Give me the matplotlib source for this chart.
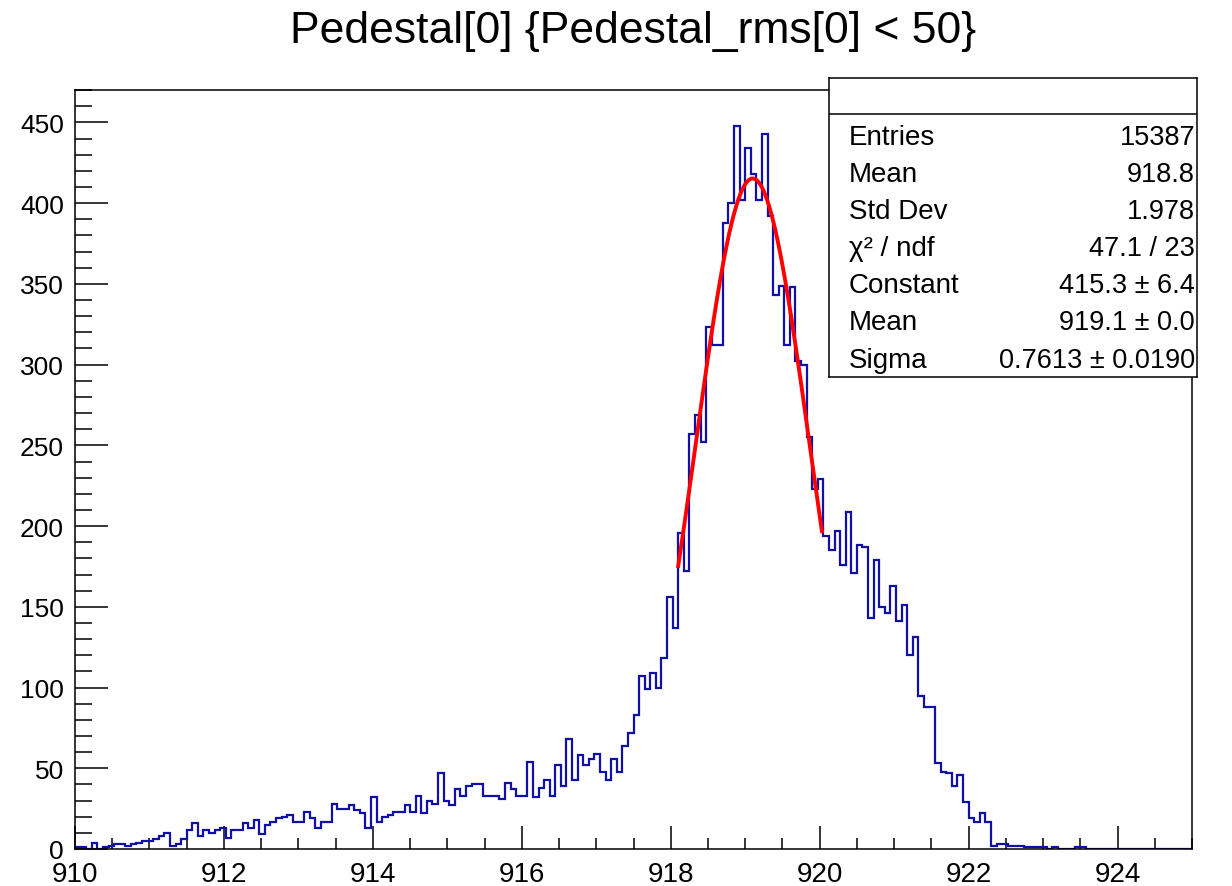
import numpy as np
import matplotlib.pyplot as plt
from matplotlib.ticker import MultipleLocator

plt.rcParams['font.family'] = ['Liberation Sans', 'DejaVu Sans']

# histogram: 200 bins from 910 to 925, counts
x_lo, x_hi, n_bins = 910.0, 925.0, 200
counts = [
    1, 1, 0, 4, 0, 1, 2, 3, 3, 2,
    3, 4, 5, 5, 6, 8, 10, 2, 3, 6,
    12, 16, 8, 12, 10, 12, 13, 7, 12, 12,
    16, 13, 18, 9, 15, 17, 19, 20, 21, 17,
    17, 23, 19, 13, 17, 17, 28, 25, 25, 27,
    24, 22, 13, 32, 17, 20, 21, 23, 23, 27,
    23, 33, 22, 30, 28, 47, 30, 27, 37, 33,
    39, 40, 40, 33, 33, 33, 31, 41, 37, 33,
    33, 54, 32, 38, 43, 33, 52, 39, 68, 43,
    58, 52, 56, 59, 48, 43, 56, 48, 64, 72,
    83, 107, 99, 109, 100, 118, 156, 137, 196, 172,
    257, 269, 252, 323, 312, 312, 388, 400, 448, 402,
    434, 418, 402, 443, 392, 343, 349, 312, 348, 302,
    300, 255, 223, 229, 194, 185, 197, 176, 209, 171,
    188, 187, 143, 179, 150, 146, 163, 141, 151, 120,
    131, 95, 88, 88, 53, 48, 47, 39, 46, 29,
    19, 17, 22, 17, 2, 3, 3, 2, 2, 2,
    1, 1, 1, 1, 0, 1, 0, 0, 0, 1,
    1, 0, 0, 0, 0, 0, 0, 0, 0, 0,
    0, 0, 0, 0, 0, 0, 0, 0, 0, 0,
]

# gaussian fit parameters (from the stats box)
fit_constant = 415.3
fit_mean = 919.1
fit_sigma = 0.7613
fit_lo, fit_hi = 918.1, 920.03

title = "Pedestal[0] {Pedestal_rms[0] < 50}"
stats_labels = ["Entries", "Mean", "Std Dev", "\u03c7\u00b2 / ndf",
                "Constant", "Mean", "Sigma"]
stats_values = ["15387", "918.8", "1.978", "47.1 / 23",
                "415.3 \u00b1 6.4", "919.1 \u00b1 0.0", "0.7613 \u00b1 0.0190"]

W, H = 1232, 887
fig = plt.figure(figsize=(W / 100, H / 100), dpi=100)

ax = fig.add_axes([75 / W, 1 - 850 / H, (1192 - 75) / W, (850 - 90.5) / H])
edges = np.linspace(x_lo, x_hi, n_bins + 1)
ax.stairs(counts, edges, color='#1010a8', lw=1.6, zorder=2)

xf = np.linspace(fit_lo, fit_hi, 200)
yf = fit_constant * np.exp(-0.5 * ((xf - fit_mean) / fit_sigma) ** 2)
ax.plot(xf, yf, color='red', lw=2.8, zorder=3)

ax.set_xlim(x_lo, x_hi)
ax.set_ylim(0, 1.05 * max(counts))
ax.xaxis.set_major_locator(MultipleLocator(2))
ax.xaxis.set_minor_locator(MultipleLocator(0.5))
ax.yaxis.set_major_locator(MultipleLocator(50))
ax.yaxis.set_minor_locator(MultipleLocator(10))
ax.tick_params(which='both', direction='in', top=False, right=False, width=1.1)
ax.tick_params(axis='x', which='major', length=16.3, pad=9, labelsize=20)
ax.tick_params(axis='x', which='minor', length=8.2)
ax.tick_params(axis='y', which='major', length=24, pad=8, labelsize=19)
ax.tick_params(axis='y', which='minor', length=12)
for s in ax.spines.values():
    s.set_linewidth(1.1)

fig.text(633.5 / W, 1 - 43.3 / H, title, ha='center', va='baseline', fontsize=32)

# stats box
bx0, bx1, by0, by1 = 828.7, 1197.0, 78.7, 377.7
sax = fig.add_axes([bx0 / W, 1 - by1 / H, (bx1 - bx0) / W, (by1 - by0) / H])
sax.set_xlim(0, bx1 - bx0)
sax.set_ylim(by1 - by0, 0)
sax.set_xticks([])
sax.set_yticks([])
for s in sax.spines.values():
    s.set_linewidth(1.1)
sax.axhline(115.3 - by0, color='black', lw=1.1)
for k, (lab, val) in enumerate(zip(stats_labels, stats_values)):
    yb = 145 - by0 + 37.1 * k
    sax.text(20, yb, lab, ha='left', va='baseline', fontsize=20)
    sax.text(bx1 - bx0 - 2, yb, val, ha='right', va='baseline', fontsize=19.5)

fig.savefig('out.png', dpi=100)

▸ **EXERCISE TASK**
Working from the material above, transcribe it exactly while omitting pictures.

▸ **RESPONSE**
Give me the matplotlib source for this chart.
import numpy as np
import matplotlib.pyplot as plt
from matplotlib.ticker import MultipleLocator

plt.rcParams['font.family'] = ['Liberation Sans', 'DejaVu Sans']

# histogram: 200 bins from 910 to 925, counts
x_lo, x_hi, n_bins = 910.0, 925.0, 200
counts = [
    1, 1, 0, 4, 0, 1, 2, 3, 3, 2,
    3, 4, 5, 5, 6, 8, 10, 2, 3, 6,
    12, 16, 8, 12, 10, 12, 13, 7, 12, 12,
    16, 13, 18, 9, 15, 17, 19, 20, 21, 17,
    17, 23, 19, 13, 17, 17, 28, 25, 25, 27,
    24, 22, 13, 32, 17, 20, 21, 23, 23, 27,
    23, 33, 22, 30, 28, 47, 30, 27, 37, 33,
    39, 40, 40, 33, 33, 33, 31, 41, 37, 33,
    33, 54, 32, 38, 43, 33, 52, 39, 68, 43,
    58, 52, 56, 59, 48, 43, 56, 48, 64, 72,
    83, 107, 99, 109, 100, 118, 156, 137, 196, 172,
    257, 269, 252, 323, 312, 312, 388, 400, 448, 402,
    434, 418, 402, 443, 392, 343, 349, 312, 348, 302,
    300, 255, 223, 229, 194, 185, 197, 176, 209, 171,
    188, 187, 143, 179, 150, 146, 163, 141, 151, 120,
    131, 95, 88, 88, 53, 48, 47, 39, 46, 29,
    19, 17, 22, 17, 2, 3, 3, 2, 2, 2,
    1, 1, 1, 1, 0, 1, 0, 0, 0, 1,
    1, 0, 0, 0, 0, 0, 0, 0, 0, 0,
    0, 0, 0, 0, 0, 0, 0, 0, 0, 0,
]

# gaussian fit parameters (from the stats box)
fit_constant = 415.3
fit_mean = 919.1
fit_sigma = 0.7613
fit_lo, fit_hi = 918.1, 920.03

title = "Pedestal[0] {Pedestal_rms[0] < 50}"
stats_labels = ["Entries", "Mean", "Std Dev", "\u03c7\u00b2 / ndf",
                "Constant", "Mean", "Sigma"]
stats_values = ["15387", "918.8", "1.978", "47.1 / 23",
                "415.3 \u00b1 6.4", "919.1 \u00b1 0.0", "0.7613 \u00b1 0.0190"]

W, H = 1232, 887
fig = plt.figure(figsize=(W / 100, H / 100), dpi=100)

ax = fig.add_axes([75 / W, 1 - 850 / H, (1192 - 75) / W, (850 - 90.5) / H])
edges = np.linspace(x_lo, x_hi, n_bins + 1)
ax.stairs(counts, edges, color='#1010a8', lw=1.6, zorder=2)

xf = np.linspace(fit_lo, fit_hi, 200)
yf = fit_constant * np.exp(-0.5 * ((xf - fit_mean) / fit_sigma) ** 2)
ax.plot(xf, yf, color='red', lw=2.8, zorder=3)

ax.set_xlim(x_lo, x_hi)
ax.set_ylim(0, 1.05 * max(counts))
ax.xaxis.set_major_locator(MultipleLocator(2))
ax.xaxis.set_minor_locator(MultipleLocator(0.5))
ax.yaxis.set_major_locator(MultipleLocator(50))
ax.yaxis.set_minor_locator(MultipleLocator(10))
ax.tick_params(which='both', direction='in', top=False, right=False, width=1.1)
ax.tick_params(axis='x', which='major', length=16.3, pad=9, labelsize=20)
ax.tick_params(axis='x', which='minor', length=8.2)
ax.tick_params(axis='y', which='major', length=24, pad=8, labelsize=19)
ax.tick_params(axis='y', which='minor', length=12)
for s in ax.spines.values():
    s.set_linewidth(1.1)

fig.text(633.5 / W, 1 - 43.3 / H, title, ha='center', va='baseline', fontsize=32)

# stats box
bx0, bx1, by0, by1 = 828.7, 1197.0, 78.7, 377.7
sax = fig.add_axes([bx0 / W, 1 - by1 / H, (bx1 - bx0) / W, (by1 - by0) / H])
sax.set_xlim(0, bx1 - bx0)
sax.set_ylim(by1 - by0, 0)
sax.set_xticks([])
sax.set_yticks([])
for s in sax.spines.values():
    s.set_linewidth(1.1)
sax.axhline(115.3 - by0, color='black', lw=1.1)
for k, (lab, val) in enumerate(zip(stats_labels, stats_values)):
    yb = 145 - by0 + 37.1 * k
    sax.text(20, yb, lab, ha='left', va='baseline', fontsize=20)
    sax.text(bx1 - bx0 - 2, yb, val, ha='right', va='baseline', fontsize=19.5)

fig.savefig('out.png', dpi=100)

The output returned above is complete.